In the North, so consumed by its own issues for so long and, therefore, rather cut off from global trends, what is nowadays an uncontroversial truism elsewhere is regarded as unspeakable Thatcherism, and not just by the self-professed parties of the left.

Decades of this cushiness has long since gnawed away at any sense of Ulster thrift and enterprise. Why take the plunge into the private sector with all its associated risks, young Catholics and Protestants alike quite rationally calculate?

The one politician who has seemed reluctant to do the time warp again is First Minister Peter Robinson. Gingerly, he has suggested the North has to shake itself out of its torpor.

Last year was Robinson’s nadir for sure. Many assumed his career was over in the wake of the scandals surrounding MP wife, Iris; the (unproven) suggestions of shady property deals; and the gasp-inducing loss of his East Belfast citadel.

But staring redundancy in the face — and there could be a parallel here for tens of thousands of others whose salary slips are signed by Her Majesty’s Government — appears to have set him free. With seemingly nothing to lose politically or personally, the frequently testy First Minister who, at one time, revelled in a carefully constructed ultra-hardline image, has proved there is life after apparent political death.

Only a few years ago, his advocacy of integrated education and attendance at Mass — even a Mass for a slain RUC or PSNI officer — would have earned him his own fundamentalists’ contempt. Some might say the person to cast the second stone at Peter Robinson would have been Peter Robinson, his wife, Iris, having cast the first.

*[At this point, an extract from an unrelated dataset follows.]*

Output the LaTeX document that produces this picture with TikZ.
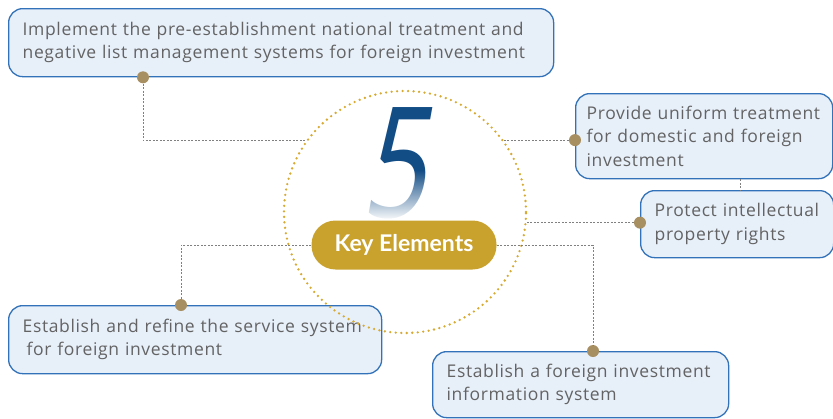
\documentclass[tikz,border=0pt]{standalone}
\usepackage{fontspec}
\setmainfont[LetterSpace=3.7]{Open Sans}
\newfontfamily\fivefont{Noto Sans}
\newfontfamily\keyfont{Lato}
\usepackage{tikz}
\usetikzlibrary{fadings,calc}

\definecolor{boxfill}{HTML}{E7EFF9}
\definecolor{boxline}{HTML}{3272B8}
\definecolor{pincol}{HTML}{A88F62}
\definecolor{goldcol}{HTML}{C9A22E}
\definecolor{ringcol}{HTML}{D6AA33}
\definecolor{fiveblue}{HTML}{134D86}
\definecolor{txtgray}{HTML}{636363}
\definecolor{linkgray}{HTML}{808080}

\tikzfading[name=fadedown, top color=transparent!100, bottom color=transparent!0]

\begin{document}
\begin{tikzpicture}[x=1pt, y=-1pt,
	item/.style={draw=boxline, line width=1.3pt, fill=boxfill, rounded corners=14pt, anchor=north west,
		align=left, inner xsep=14pt, inner ysep=0pt, text=txtgray, font=\fontsize{17.5}{23.5}\selectfont},
	pin/.style={circle, fill=pincol, inner sep=0pt, minimum size=12pt},
	link/.style={draw=linkgray, line width=0.8pt, dash pattern=on 2pt off 1.5pt}]
\useasboundingbox (0,0) rectangle (833,418);

% the five boxes
\node[item, minimum width=545pt, minimum height=68pt, text width=517pt] (implement) at (8,8)
	{Implement the pre-establishment national treatment and\\negative list management systems for foreign investment};
\node[item, minimum width=257pt, minimum height=85pt, text width=235pt, inner xsep=11pt] (provide) at (575,93)
	{\makebox[233pt][s]{Provide uniform treatment}\\\makebox[233pt][s]{for domestic and foreign}\\investment};
\node[item, minimum width=193pt, minimum height=67pt, text width=165pt] (protect) at (640,190)
	{Protect intellectual\\property rights};
\node[item, minimum width=373pt, minimum height=68pt, text width=345pt] (service) at (8,305)
	{Establish and refine the service system\\\hspace*{4pt}for foreign investment};
\node[item, minimum width=296pt, minimum height=66pt, text width=268pt] (info) at (432,351)
	{Establish a foreign investment\\information system};

% centre
\node[circle, minimum size=242pt, draw=ringcol, line width=2.6pt, line cap=round,
	dash pattern=on 0pt off 5.5pt] (ring) at (405,212) {};
\node[text=fiveblue, font=\fivefont\fontsize{154}{154}\selectfont, xslant=0.18, xscale=0.72, inner sep=0pt] (five) at (403,163) {5};
\fill[white, path fading=fadedown] (350,170) rectangle (460,221);
\node[fill=goldcol, rounded corners=24pt, minimum width=185pt, minimum height=49pt, text=white,
	font=\keyfont\bfseries\fontsize{23}{23}\selectfont] (key) at (404,245) {Key Elements};

% pins
\node[pin] (d1) at (implement.south -| 143,0) {};
\node[pin] (d2) at (ring.36 -| provide.west) {};
\node[pin] (d3) at (ring.-5 -| protect.west) {};
\node[pin] (d4) at (service.north -| 181,0) {};
\node[pin] (d5) at (info.north -| 593,0) {};

% links
\draw[link] (d1) |- (ring.144);
\draw[link] (ring.36) -- (d2);
\draw[link] (ring.-5) -- (d3);
\draw[link] (key.west) -| (d4);
\draw[link] (key.east) -| (d5);
\draw[link] (provide.south -| 740,0) -- (protect.north -| 740,0);
\end{tikzpicture}
\end{document}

The Peter Robinson of 2011 not only looks more comfortable in his own skin but he has succeeded in helping his party make friends with its own electorate, greatly enlarged over the last decade.

The peace process, the Good Friday Agreement and the decommissioning issue, in particular, proved highly traumatic for unionists. Many turned hesitantly to the DUP in disgust, a party they had previously viewed as rabble-rousing and deeply sectarian — an Irish Taliban. Lately, Robinson has, to a considerable extent, made them feel more comfortable in their new allegiance.

Thursday will almost certainly see the DUP-SF duopoly confirmed but there appears to be an irreducible core on both sides of the sectarian divide which is unpersuaded by the apparent modernisation.

Even after a traumatic few months under new UUP leader, Tom Elliott, great shifts of fortune are not expected this week: two or three, perhaps four, seats here and there. The SDLP, helped by Protestant votes in Westminster elections, might struggle to realise all its hopes in its Foyle, South Down and South Belfast heartlands but should perform respectably.

Neither of the parties that like to see themselves as more moderate is helped by the real theme of the election, which is not cuts, but “who is going to be First Minister?”

The DUP and Sinn Féin both love to play up the (actually rather dim) prospect of Martin McGuiness becoming top dog. Even normally sane middle-class unionists become agitated at the thought while some similarly level-headed nationalists cannot resist an opportunity to rile their neighbours.

These two effects only serve to consolidate the DUP and Sinn Féin. Under the original Good Friday rules — subsequently changed by the DUP at St Andrews presumably to create just such a sectarian impulse — the First Minister always came from the largest designated community (unionist or nationalist or neither), not from the largest party.

Hence, Northern assembly elections are always reduced not to competing visions or manifestos but to “Stop/help the ex-IRA man becoming your leader in the eyes of the world”.

In other words: same theme, different setting. Grim, isn’t it? The British and Irish governments, meanwhile, quietly applaud.